The First Step Act: Bipartisan Sentencing Reform Long Overdue
When you see Senate Republicans and Democrats embracing and congratulating one another, you know the magic of the season has decked the halls of Congress. A Christmas miracle? This might be an overstatement. However, yesterday, the Senate in bipartisan manner overwhelmingly passed a sweeping overhaul of the criminal justice system.
The First Step Act, passed 87 to 12, makes several major revisions to sentencing laws. It reduces the “three strikes” penalty for drug felonies from life behind bars to 25 years and retroactively limits the disparity in sentencing guidelines between crack cocaine and powder cocaine offenses. In addition, the bill addresses mandatory-minimum sentences, primarily for drug offenses, and allows federal judges to “depart” downward and exercise more discretion in sentencing.
As a federal criminal defense lawyer, I have seen all too often the harsh realities of mandatory minimum sentences. This bill is a long overdue effort to address the problem at the federal level.
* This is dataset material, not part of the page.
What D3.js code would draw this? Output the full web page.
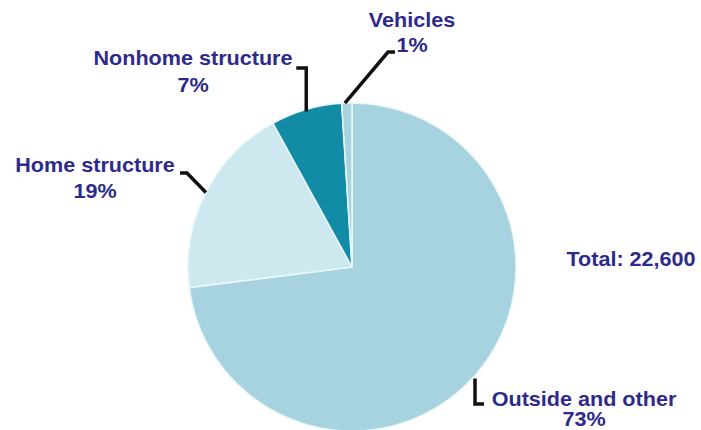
<!DOCTYPE html>
<html>
<head>
<meta charset="utf-8">
<script src="https://cdn.jsdelivr.net/npm/d3@7"></script>
<style>
  body { margin: 0; background: #fff; }
  text { font-family: "Liberation Sans", Arial, sans-serif; font-weight: bold; fill: #2e2a8c; }
</style>
</head>
<body>
<div id="chart"></div>
<script>
// data
var categories = ["Outside and other", "Home structure", "Nonhome structure", "Vehicles"];
var shares = [73, 19, 7, 1];
var colors = ["#a6d3df", "#cde9ef", "#128ba7", "#a6d3df"];
var totalLabel = "Total: 22,600";

var w = 701, h = 430;
var cx = 352, cy = 267, r = 164;

var svg = d3.select("#chart").append("svg")
    .attr("width", w)
    .attr("height", h);

var pie = d3.pie().sort(null).value(function(d) { return d; });
var arc = d3.arc().innerRadius(0).outerRadius(r);

var g = svg.append("g").attr("transform", "translate(" + cx + "," + cy + ")");

var slices = pie(shares);

g.selectAll("path")
    .data(slices)
    .enter()
    .append("path")
    .attr("d", arc)
    .attr("fill", function(d, i) { return colors[i]; })
    .attr("stroke", "#eaf6f9")
    .attr("stroke-width", 1.5);

// leader lines, starting on the slice edge
function edge(i, frac) {
    var s = slices[i];
    var a = s.startAngle + (s.endAngle - s.startAngle) * frac;
    return [cx + r * Math.sin(a), cy - r * Math.cos(a)];
}

var leaders = [
    function() { var p = edge(0, 0.5); return [[p[0], p[1] + 3], [p[0], 404], [p[0] + 9, 404]]; },
    function() { var p = edge(1, 0.5); return [[p[0], p[1]], [187, 173], [180, 173]]; },
    function() { var p = edge(2, 0.5); return [[p[0], p[1] + 2], [p[0], 68], [p[0] - 10, 68]]; },
    function() { var p = edge(3, 0.5); return [[p[0] - 2, p[1]], [388, 52], [395, 52]]; }
];

svg.selectAll("path.leader")
    .data(leaders)
    .enter()
    .append("path")
    .attr("class", "leader")
    .attr("d", function(f) { return d3.line()(f()); })
    .attr("fill", "none")
    .attr("stroke", "#111")
    .attr("stroke-width", 3.5);

// labels: [x, first baseline, second baseline]
var labelPos = [[584, 406, 426], [95, 172, 198], [193, 65, 92], [412, 27, 52]];
var fs = 20, sx = 1.08;

var labels = svg.selectAll("text.lab")
    .data(categories)
    .enter()
    .append("text")
    .attr("class", "lab")
    .attr("text-anchor", "middle")
    .attr("transform", function(d, i) {
        return "translate(" + labelPos[i][0] + ",0) scale(" + sx + ",1)";
    })
    .style("font-size", fs + "px");

labels.append("tspan")
    .attr("x", 0)
    .attr("y", function(d, i) { return labelPos[i][1]; })
    .text(function(d) { return d; });

labels.append("tspan")
    .attr("x", 0)
    .attr("y", function(d, i) { return labelPos[i][2]; })
    .text(function(d, i) { return shares[i] + "%"; });

svg.append("text")
    .attr("text-anchor", "middle")
    .attr("transform", "translate(631,266) scale(" + sx + ",1)")
    .style("font-size", fs + "px")
    .text(totalLabel);
</script>
</body>
</html>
For example, a charge of possession with intent to distribute more than five kilograms of cocaine powder requires the court to impose a sentence of at least 10 years in prison. This type of sentence is particularly harsh on a drug courier (mule) who has no criminal record and agrees to participate in a drug conspiracy in a limited, spur of the moment manner. Before the First Step Act, a federal judge could not sentence this person to under 10 years in prison unless there is a cooperation agreement with the government. Often times, a drug courier may not know enough to cooperate and has to face the harsh sentence. The First Step Act now allows the judge to impose a sentence of less than 10 years, i.e. below what is the statutory mandatory minimum, provided certain circumstances exist that mitigate the person’s role in the offense (such as lack of record, work history, health, education, family and more).
To be clear, the First Step Act affects only the federal system- which, with about 181,000 imprisoned people, holds a small but significant fraction of a U.S. jail and prison population of 2.1 million. In addition, the bill applies mainly to non-violent offenders and is clearly aimed at reducing the human and financial cost of mass incarceration.
The First Step Act does not address all problems with federal sentencing, but it is an excellent bipartisan effort to reduce mass incarceration and give people second chances.